Tyler was a bit guarded at first. People protected their own down there, and here was this cop from up north asking all kinds of questions. It took a little finesse for Hauck to get him to open up.

“I remember I was out with him one day,” Tyler said. He leaned against a retaining wall and lit up a cigarette. “He was about to board some oil tanker we were bringing in. Pappy was always going on about these ships he’d seen before, making false declarations. How they were riding so high in the water, no way they could possibly be full, like their papers said. I think he even snuck down into the holds of one once.

“Anyway”- Tyler blew out smoke-“this one time we had pulled up alongside and the gangway was lowered to us, and Pappy was getting ready to go aboard. And he gets this cell-phone call. Five in the fucking A.M. He takes it, and all of a sudden his legs just give out and his face gets all pale and pasty-it was like he was having some kind of heart attack. We called in another launch. I had to bring the old man in. He wouldn’t take any medical attention. Just a panic attack, he claimed. Why, he wouldn’t say. Panic attack, my ass.”

“You remember when that was?” asked Hauck.

“Sure, I remember.” The big sailor exhaled another plume of smoke. “It wasn’t too long after the death of his boy up there.”

Later, Hauck met with Ray Dubose, one of the other harbor pilots, at a coffee stand near the navy yard.

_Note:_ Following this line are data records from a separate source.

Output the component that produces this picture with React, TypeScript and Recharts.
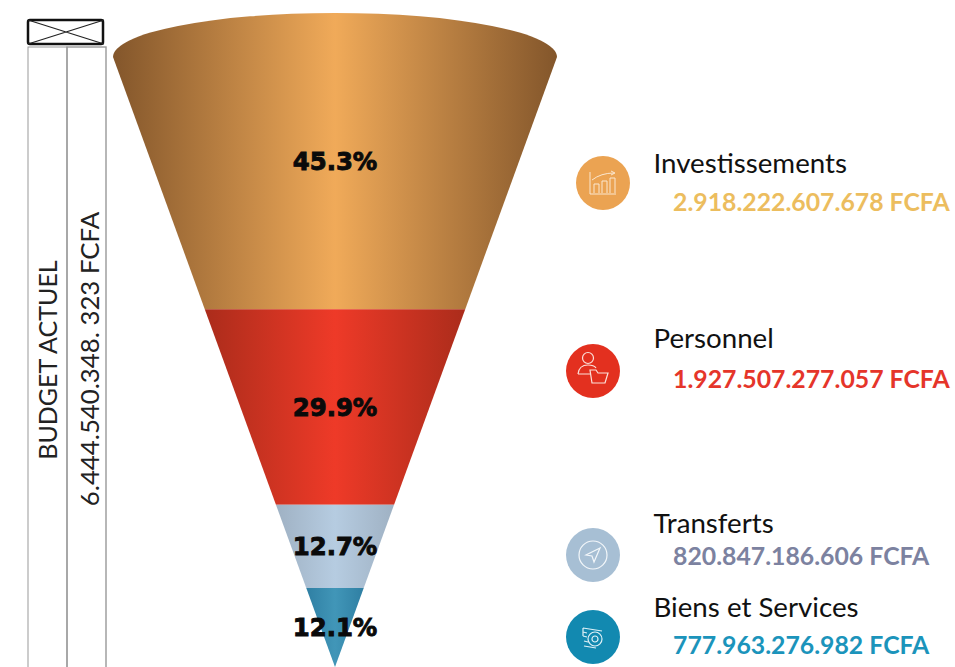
import React from 'react';
import { BarChart, Bar, XAxis, YAxis, LabelList } from 'recharts';

const categories = ['Investissements', 'Personnel', 'Transferts', 'Biens et Services'];
const amounts = [2918222607678, 1927507277057, 820847186606, 777963276982];
const shares = ['45.3%', '29.9%', '12.7%', '12.1%'];
const totalLabel = '6.444.540.348. 323 FCFA';
const budgetLabel = 'BUDGET ACTUEL';

const gradientEdges = ['#83562b', '#ab2c1b', '#9fb1c3', '#2f7fa3'];
const gradientCentres = ['#f0aa59', '#ee3a28', '#b6cce1', '#4196b8'];
const iconColors = ['#eba352', '#e3301f', '#a7bfd4', '#1289b0'];
const amountColors = ['#ecbd5e', '#e5352a', '#7c82a0', '#1b94bb'];

const row: Record<string, string | number> = { name: 'Budget' };
categories.forEach((c, i) => { row[c] = amounts[i]; });
const chartData = [row];
const total = amounts.reduce((a, b) => a + b, 0);

const formatAmount = (n: number) => String(n).replace(/\B(?=(\d{3})+$)/g, '.') + ' FCFA';

const RIM = 44; // height of the half ellipse closing the top of the cone

function ConeSlice(props: any) {
  const { x, y, width, height, background, gradient, first } = props;
  const apexY = background.y + background.height;
  const rimY = background.y + RIM;
  const mid = x + width / 2;
  const half = (py: number) => ((width / 2) * (apexY - py)) / (apexY - rimY);
  const top = Math.min(y, y + height);
  const bottom = Math.max(y, y + height);
  let d: string;
  if (first) {
    d = `M${mid - width / 2},${rimY} A${width / 2},${RIM} 0 0 1 ${mid + width / 2},${rimY} L${mid + half(bottom)},${bottom} L${mid - half(bottom)},${bottom} Z`;
  } else {
    d = `M${mid - half(top)},${top} L${mid + half(top)},${top} L${mid + half(bottom)},${bottom} L${mid - half(bottom)},${bottom} Z`;
  }
  return <path d={d} fill={`url(#${gradient})`} />;
}

const icons = [
  <g key="a" fill="none" stroke="#fbe7cf" strokeWidth="1">
    <path d="M-13,-11 V11 H13" />
    <path d="M-9,10 V1 H-4 V10 M-1,10 V-2 H4 V10 M7,10 V-5 H12 V10" />
    <path d="M-11,-3 Q-2,-10 11,-10 M8,-12 L12,-10 L8,-8" />
  </g>,
  <g key="b" fill="none" stroke="#fbe0da" strokeWidth="1.2">
    <circle cx="-5" cy="-13" r="5.5" />
    <path d="M-15,3 Q-14,-6 -5,-6 Q1,-6 3,-3 M-15,3 H-3" />
    <path d="M-3,-1 H3 L5,2 H15 L12,12 H-1 Z" />
  </g>,
  <g key="c" fill="none" stroke="#f3f7fa" strokeWidth="1.2">
    <circle cx="0" cy="0" r="14" />
    <path d="M7,-7 L-7,0 L-1,1 L1,7 Z" />
  </g>,
  <g key="d" fill="none" stroke="#dff1f7" strokeWidth="1.2">
    <circle cx="2" cy="2" r="7" />
    <circle cx="2" cy="2" r="3" />
    <path d="M-10,-9 L9,-6 M-10,-5 L-6,-4 M-10,-9 V-1 M-10,-1 L-6,0 M-9,4 L-5,5 M-9,9 L3,11" />
  </g>,
];

const iconCentres = [[603, 183], [593, 371], [593, 555], [593, 637]];
const nameY = [173, 348, 533, 617];
const amountY = [211, 388, 565, 654];

export default function App() {
  return (
    <div style={{ position: 'absolute', left: 0, top: 0, width: 955, height: 667, background: '#fff', overflow: 'hidden' }}>
      <svg width={955} height={667} style={{ position: 'absolute', left: 0, top: 0 }}>
        <rect x={28} y={20} width={75} height={24} rx={2} fill="#fff" stroke="#111" strokeWidth={2.5} />
        <path d="M28,20 L104,44 M104,20 L28,44" stroke="#222" strokeWidth={1.2} />
        <rect x={28} y={47} width={39} height={640} fill="none" stroke="#999" strokeWidth={1} />
        <rect x={67} y={47} width={39} height={640} fill="none" stroke="#999" strokeWidth={1.4} />
        <text transform="translate(57,360) rotate(-90)" textAnchor="middle" fontFamily="Lato" fontSize={25} fill="#222">{budgetLabel}</text>
        <text transform="translate(99,359) rotate(-90)" textAnchor="middle" fontFamily="Lato" fontSize={25.8} fill="#222">{totalLabel}</text>
        {categories.map((c, i) => (
          <g key={c}>
            <circle cx={iconCentres[i][0]} cy={iconCentres[i][1]} r={27} fill={iconColors[i]} />
            <g transform={`translate(${iconCentres[i][0]},${iconCentres[i][1]})`}>{icons[i]}</g>
            <text x={653.5} y={nameY[i]} fontFamily="Lato" fontSize={27.7} fill="#111">{c}</text>
            <text x={673} y={amountY[i]} fontFamily="Lato" fontWeight={700} fontSize={24.8} fill={amountColors[i]}>{formatAmount(amounts[i])}</text>
          </g>
        ))}
      </svg>
      <div style={{ position: 'absolute', left: 0, top: 0 }}>
        <BarChart
          width={955}
          height={667}
          data={chartData}
          margin={{ top: 13, right: 398, bottom: 0, left: 113 }}
          barCategoryGap={0}
          style={{ background: 'transparent' }}
        >
          <defs>
            {categories.map((c, i) => (
              <linearGradient key={c} id={`slice${i}`} x1="0" y1="0" x2="1" y2="0">
                <stop offset="0%" stopColor={gradientEdges[i]} />
                <stop offset="50%" stopColor={gradientCentres[i]} />
                <stop offset="100%" stopColor={gradientEdges[i]} />
              </linearGradient>
            ))}
          </defs>
          <XAxis dataKey="name" hide />
          <YAxis type="number" hide reversed domain={[0, total]} />
          {categories.map((c, i) => (
            <Bar
              key={c}
              dataKey={c}
              stackId="cone"
              isAnimationActive={false}
              shape={(p: any) => <ConeSlice {...p} gradient={`slice${i}`} first={i === 0} />}
            >
              <LabelList
                dataKey={c}
                position="center"
                formatter={() => shares[i]}
                fill="#0a0a0a"
                stroke="#0a0a0a"
                strokeWidth={0.9}
                fontFamily="DejaVu Sans"
                fontWeight={700}
                fontSize={24.4}
              />
            </Bar>
          ))}
        </BarChart>
      </div>
    </div>
  );
}
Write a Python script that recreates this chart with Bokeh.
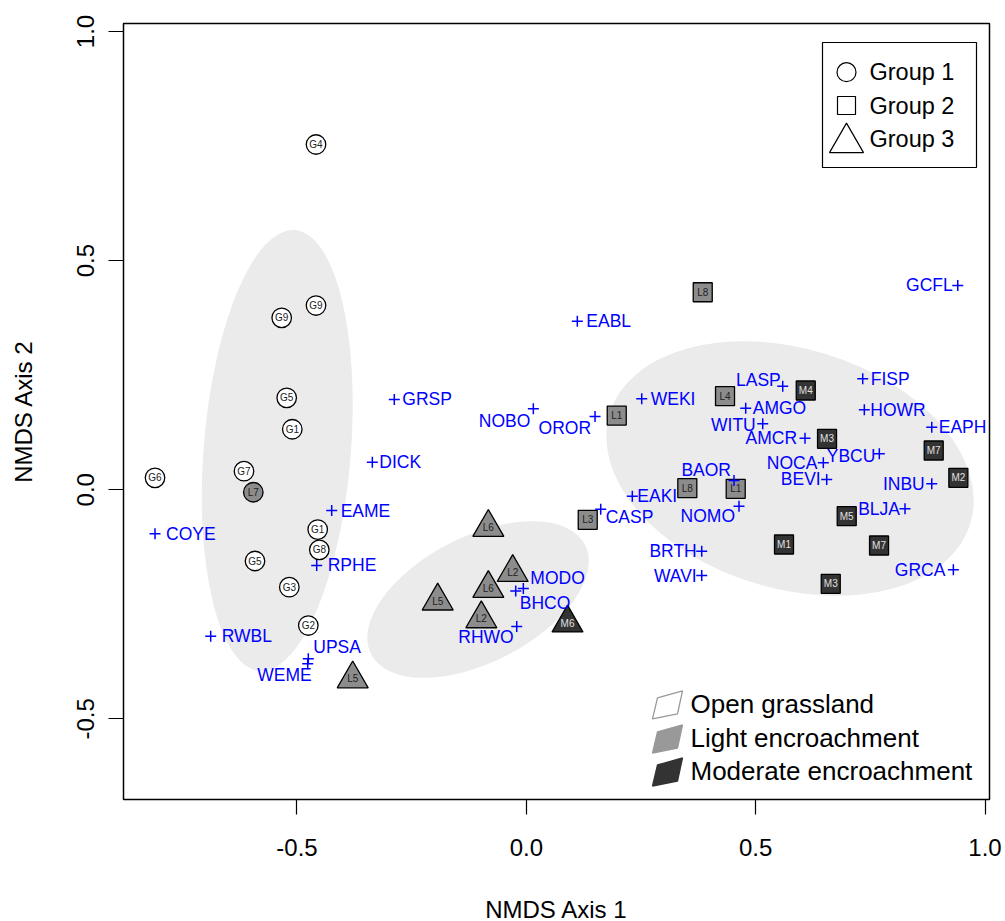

“It was getting crazy,” said Dubose, a big man with curly gray hair, scratching the bald spot on his head. “Pappy was going around making all kinds of claims that some oil company was falsifying its cargo. About how these ships were riding so high in the water. How he’d seen them before. The same company. Same logo-some kind of a whale or shark, maybe. Can’t recall.”

“What happened then?”

“The harbormaster told him to back off.” Dubose took a sip of coffee. “That’s what happened! That this was one for customs, not us. ‘We just pull ’em in, Pappy.’ He’d pass it along. But Pappy, God bless, he just kept on pushing. Raised a big stink with the customs people. Tried to contact some business reporter he knew from the bar, like it was some big national-security story he was uncovering and Pappy was Bruce Willis or someone.”